I used to think there was something wrong with me.
I find shopping extremely exhausting, and I usually need rest and quiet time afterward. Chit chatting on the phone with a friend can zap my energy like crazy, and while on vacation, I need time to write and be alone.
I enjoy all these activities, so what gives? Why do I feel so drained and overstimulated?
One day I stumbled upon the reason. I don’t even remember where or how I figured it out, but I did and it has changed my life.
I am an introvert.
I also discovered that I’m not alone and that a lot of people are just like me.
WHAT’S AN INTROVERT?
Introversion is not the same as shyness. Yes, an introvert can be shy, but he or she may not be.
Basically, an introvert is energized by being alone and feels drained by certain activities like talking, multi-tasking, and doing anything that requires leaving the house. They wonder why anyone would ever call rather than text. They typically enjoy hanging out with one or two people rather than a group, and they’re normally better at writing rather than speaking (you know what a mean, introvert friend!).
They’re deep thinkers, great at observing people, and prefer to think before they speak or make a decision. They can easily become overstimulated by their surroundings, which is why shopping for a couple of hours is fatiguing. An introvert can feel wiped out after a party where an extrovert will normally feel energized.
YOU’RE NOT FLAWED
Being an introvert is not a flaw. It may feel like it is at times, especially when it seems like everyone around you is outgoing and social. The truth is, at least 50% of people in the world are introverts! And introverts have the ability to become extroverted for small amounts of time. So someone you think is extroverted may, in fact, be an introvert.
MANY celebrities, leaders, and speakers are introverts. In fact, they make wonderful entrepreneurs and virtual assistants! Running a home-based business gives you the freedom to use your energy levels wisely and the option of creating a business that works for you.
Below I’ve listed a few tips that I’ve learned over the years as an introverted VA, to help you navigate your own VA biz.TIPS FOR INTROVERTED VIRTUAL ASSISTANTS
1) Match your daily tasks with your energy levels. Keep a journal of your energy levels throughout the day and week. When do you feel most energized? Creative? Tired? Inspired? Take advantage of these different moods and match your work with your energy levels. Here are a few more productivity tips for working smarter (not harder).
2) Change your mindset about marketing. Introverts hate coming across “salesy” or pushy, so promoting your business can feel really scary and uncomfortable. I’m here to tell you that it doesn’t have to be. Focusing on helping people instead of selling to them makes a big difference. Keep in mind that there are people out there looking for what you offer and make it your job to get out there as much as possible so they find you. Many VAs, including myself, have reached out and offered their services to people who were ECSTATIC that they contacted them. Business owners are out there thinking about hiring a VA and don’t know where to start! Here are some fun and unique ways to find clients (introvert approved!).

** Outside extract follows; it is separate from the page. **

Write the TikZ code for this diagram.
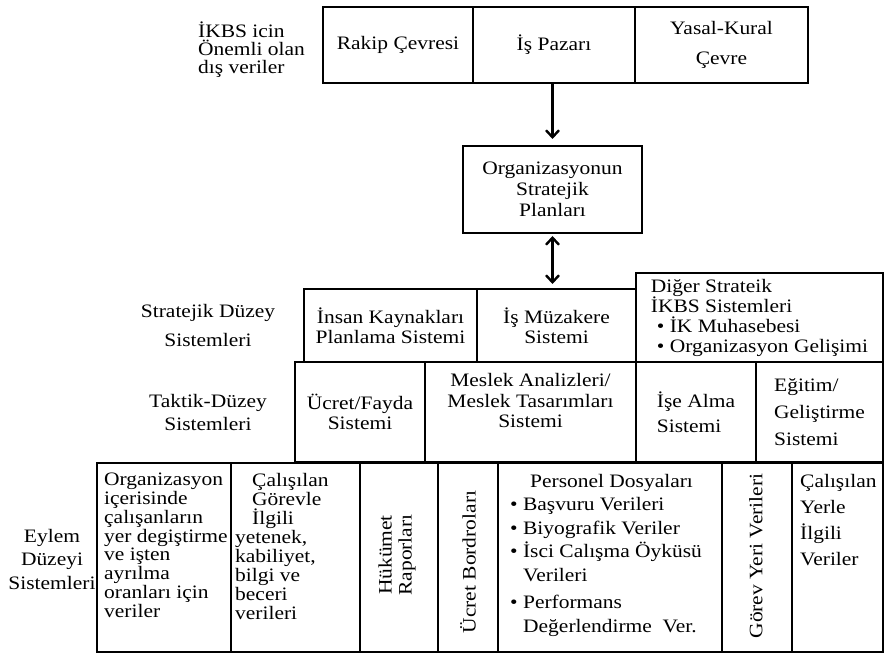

3) Create space in your day before and after your client calls. Take a few quiet minutes to prepare for your meeting with a client and make sure you have any points you want to talk about listed in front of you. After your meeting, take a few minutes to unwind. Also, create a script if needed (my VA’s Guide to Getting Clients has more tips, plus scripts you can use.)
4) Protect your time. Block out time to focus on what needs to be done and let people know you shouldn’t be disturbed unless it’s an emergency. That way you don’t get interrupted constantly (a total energy buster.)
5) Take lots of breaks to rest your mind and eyes. I tend to keep going a little further than I should. I know when I need to stop but for some reason, I think that doing a little more will be worth it. Instead, I feel completely drained and unhappy. I recommend getting up at least every hour to step away from the computer and walk around, pet your dog, or get a drink. And quit working when you just start to feel fatigued. Trust me, it makes a difference.
6) Take on fewer clients with more hours. Some VAs like to work with lots of clients for just a few hours each month. Others, myself included, prefer to have fewer clients who purchase more hours. That way, we deal with fewer people overall and we get to be really involved in just a few businesses, which can be really fun! It’s also easier to get to know your clients when you aren’t juggling 15 of them at once. Also, consider working with retainer clients (clients who work with you on an ongoing, monthly basis.) That way, you just work with the same clients long term instead of constantly working with new people. Another advantage is steady work which means steady money, and you won’t have to constantly find new clients!
7) Get advice and support from other introverted VAs. Nobody knows how to run a VA business as an introvert better than an introverted VA. Come join us at Introvert VA Club where you can make friends, grow your business, and be yourself. Join the waitlist and be notified when the doors open!
I feel blessed to have discovered that I’m an introvert because it has helped me make sense of my requirements for downtime and being alone. I now know how to manage my energy levels and what I need in order to feel happy and healthy (without feeling guilty.)
Not all introverts are alike. My best advice is to take note of when you feel the most drained and what activities cause fatigue. Then figure out ways to build quiet time around these activities in the future.
Don’t be afraid to inform people what it means to be introverted and what your needs are. The more we communicate to those around us the better we can all relate to each other.